Shaxson’s book explains how and why London became the centre of what he calls a ‘spider’s web’ of offshore activities (and in the process such a comfortable home for the likes of Saif Gaddafi). It is because offshore is the offshoot of an empire in decline. It perfectly suited a country with the appearance of grandeur and traditionally high standards, but underneath it all a reek of desperation and the pressing need for more cash.
As Shaxson shows, many of the world’s most successful tax havens are former or current British imperial outposts…What such places offer are limited or non-existent tax regimes, extremely lax regulation, weak local politics, but plenty of the trappings of respectability and democratic accountability. Depositors are happiest putting their money in locations that have the feel of a major jurisdiction like Britain without actually being subject to British rules and regulations (or British tax rates)…

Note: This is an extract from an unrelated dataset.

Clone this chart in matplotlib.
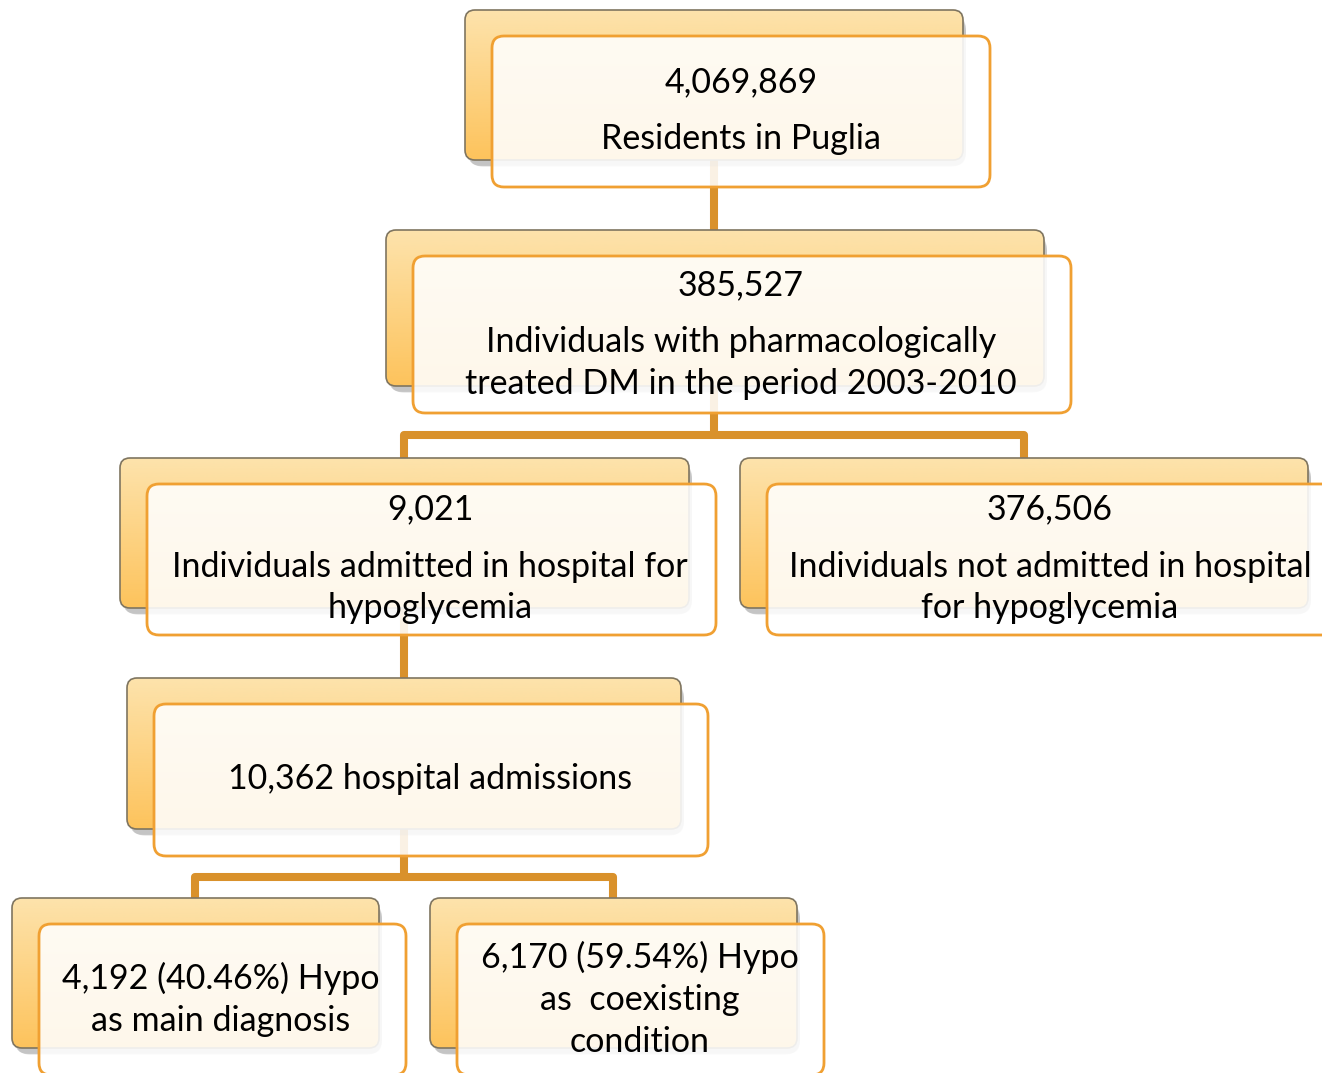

…The other thing most of these places have in common is that they are islands. Islands make good tax havens, and not simply because they can cut themselves off from the demands of mainland politics. It is also because they are often tight-knit communities, in which everyone knows what’s going on but no one wants to speak out for fear of ostracism. These ‘goldfish bowls’, as Shaxson calls them, suit the offshore mindset, because they are seemingly transparent: you can see all the way through – it’s just that when you look there’s nothing there.
In some senses this confirms an established story. Imperialism 101. For others, it will unsettle the idea of globalisation and inter-dependence as essentially the negation of great power politics.